Alors que la transition politique semblait amorcer une sortie de crise, un nouveau front de tensions s’ouvre au Mali. Près d’une centaine de partis politiques s’élèvent contre la junte au pouvoir, qu’ils accusent de vouloir réduire drastiquement, voire dissoudre, l’ensemble du paysage politique.
Une situation qui fait craindre un étouffement de la pluralité démocratique dans un pays déjà fragilisé par l’instabilité.
Un climat politique de plus en plus tendu
Samedi dernier à Bamako, une coalition regroupant près de cent partis politiques a tenu une rare prise de position publique pour alerter sur les risques de dissolution qui pèsent sur eux. Sous haute surveillance policière, les leaders politiques ont dénoncé une volonté manifeste de la junte d’étouffer toute opposition. Leur meeting prévu le lendemain a d’ailleurs été interdit par les autorités. Cette décision a renforcé le sentiment d’une fermeture progressive de l’espace démocratique.
Depuis deux semaines, des consultations, strictement encadrées par le pouvoir militaire, sont en cours pour élaborer une nouvelle charte des partis politiques. Parmi les propositions les plus controversées : la dissolution des partis existants pour ne conserver qu’une poignée de formations favorables à la junte, à l’image des processus déjà observés au Burkina Faso et au Niger voisins.
Des partis politiques dans la ligne de mire
Le gouvernement de transition, dirigé par Assimi Goïta, avance l’argument de la stabilité politique pour justifier cette réorganisation radicale. Toutefois, pour les partis visés, il s’agit d’une manœuvre destinée à concentrer le pouvoir en réduisant au silence toute voix discordante.
La défiance est d’autant plus grande que les militaires n’ont pas respecté leur promesse initiale de restituer le pouvoir aux civils fin mars 2024. Avec une présidentielle sans cesse repoussée et une nouvelle Constitution adoptée en 2023, les inquiétudes sur une confiscation durable du pouvoir se multiplient.
Une charte imposée sans véritable concertation
Autre sujet de discorde : l’opacité des concertations actuelles. Les représentants des partis dénoncent un processus expéditif, sans véritable dialogue ni inclusion. Ils affirment que cet acte s’inscrit dans une stratégie plus large de consolidation du pouvoir militaire, alors même que la situation sécuritaire et économique du pays reste critique. Pour de nombreux observateurs, la réduction drastique du nombre de partis ou leur dissolution risque non seulement d’affaiblir le tissu démocratique, mais aussi d’aggraver la défiance entre gouvernants et gouvernés.

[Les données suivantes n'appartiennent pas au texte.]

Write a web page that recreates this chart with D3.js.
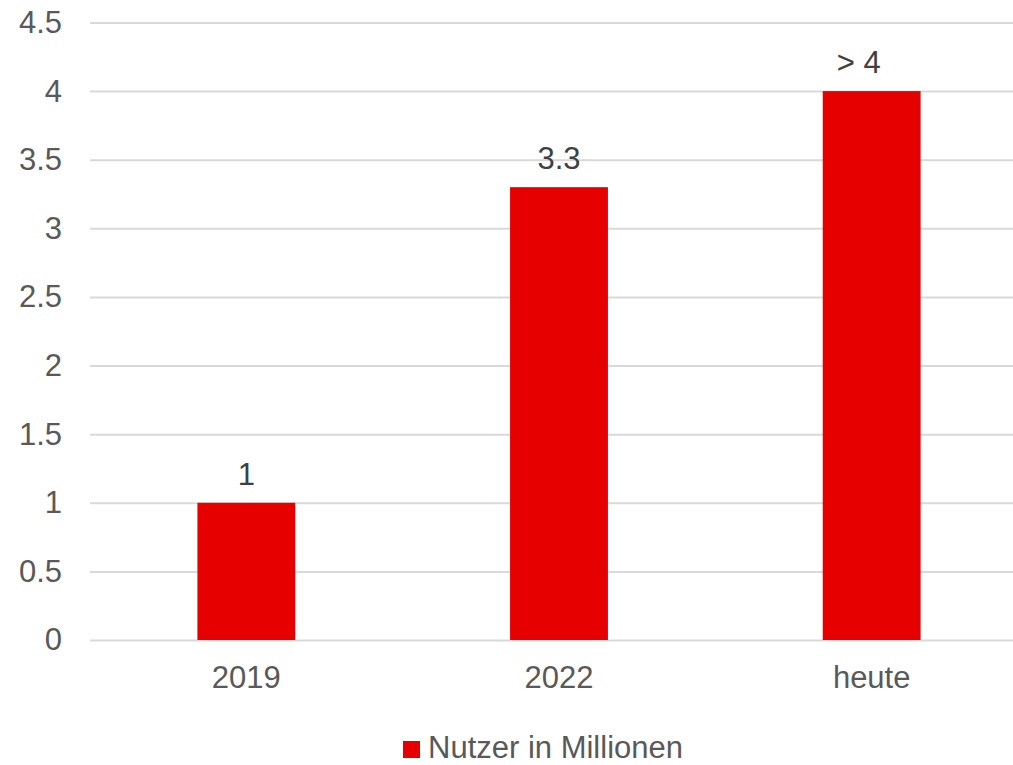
<!DOCTYPE html>
<html>
<head>
<meta charset="utf-8">
<script src="https://cdn.jsdelivr.net/npm/d3@7"></script>
<style>
  body { margin: 0; background: #fff; }
  svg { display: block; font-family: "Liberation Sans", Arial, sans-serif; }
</style>
</head>
<body>
<div id="main"></div>
<script>
// chart data
const categories = ["2019", "2022", "heute"];
const values = [1, 3.3, 4];
const valueLabels = ["1", "3.3", "> 4"];
const yTicks = [0, 0.5, 1, 1.5, 2, 2.5, 3, 3.5, 4, 4.5];
const seriesName = "Nutzer in Millionen";

const width = 1013, height = 765;
const barColor = "#e60000";

let svg = d3.select("#main")
	.append("svg")
	.attr("width", width)
	.attr("height", height);

// plot area runs past the right edge, like the original crop
let x = d3.scaleBand()
	.domain(categories)
	.range([90, 1028])
	.paddingInner(0.687)
	.paddingOuter(0.3435);

let y = d3.scaleLinear()
	.domain([0, 4.5])
	.range([640, 22.5]);

// gridlines + y labels
let yAxis = svg.append("g")
	.attr("transform", "translate(90,0)")
	.call(d3.axisLeft(y)
		.tickValues(yTicks)
		.tickSize(-(width - 90))
		.tickPadding(28)
		.tickFormat(d => String(d)));
yAxis.select(".domain").remove();
yAxis.selectAll(".tick line").attr("stroke", "#d9d9d9").attr("stroke-width", 2);
yAxis.selectAll(".tick text")
	.attr("fill", "#595959")
	.attr("font-size", "31px")
	.attr("font-family", "Liberation Sans, Arial, sans-serif");

// bars
svg.selectAll("rect.bar")
	.data(values)
	.enter()
	.append("rect")
	.attr("class", "bar")
	.attr("fill", barColor)
	.attr("x", (d, i) => x(categories[i]))
	.attr("width", x.bandwidth())
	.attr("y", d => y(d))
	.attr("height", d => y(0) - y(d));

// value labels (the "> 4" one sits a bit left of its bar in the original)
svg.selectAll("text.value")
	.data(values)
	.enter()
	.append("text")
	.attr("class", "value")
	.attr("x", (d, i) => x(categories[i]) + x.bandwidth() / 2)
	.attr("dx", (d, i) => i === 2 ? -13 : 0)
	.attr("y", d => y(d) - 18)
	.attr("text-anchor", "middle")
	.attr("fill", "#404040")
	.attr("font-size", "31px")
	.text((d, i) => valueLabels[i]);

// x labels
let xAxis = svg.append("g")
	.attr("transform", "translate(0,640)")
	.call(d3.axisBottom(x).tickSize(0).tickPadding(26));
xAxis.select(".domain").remove();
xAxis.selectAll(".tick text")
	.attr("fill", "#595959")
	.attr("font-size", "31px")
	.attr("font-family", "Liberation Sans, Arial, sans-serif");

// legend
let legend = svg.append("g").attr("transform", "translate(403,741)");
legend.append("rect")
	.attr("width", 17)
	.attr("height", 17)
	.attr("fill", barColor);
legend.append("text")
	.attr("x", 25)
	.attr("y", 17)
	.attr("fill", "#595959")
	.attr("font-size", "31px")
	.text(seriesName);
</script>
</body>
</html>
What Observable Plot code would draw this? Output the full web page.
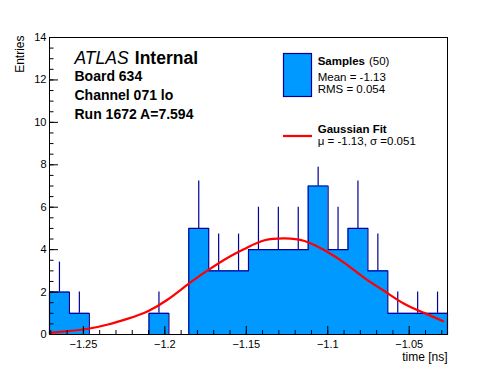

Vers un modèle politique calqué sur les voisins sahéliens ?
Le scénario malien semble de plus en plus s’aligner sur ceux du Burkina Faso et du Niger, où les juntes ont suspendu les partis politiques pour asseoir leur autorité. Au sein de l’Alliance des États du Sahel (AES), à laquelle le Mali appartient désormais, la tentation autoritaire semble devenir une norme de gouvernance.
Face à cette perspective, la coalition malienne des partis politiques tente de résister et d’alerter l’opinion publique nationale et internationale. Mais dans un climat de répression croissante, leur marge de manœuvre apparaît chaque jour un peu plus réduite.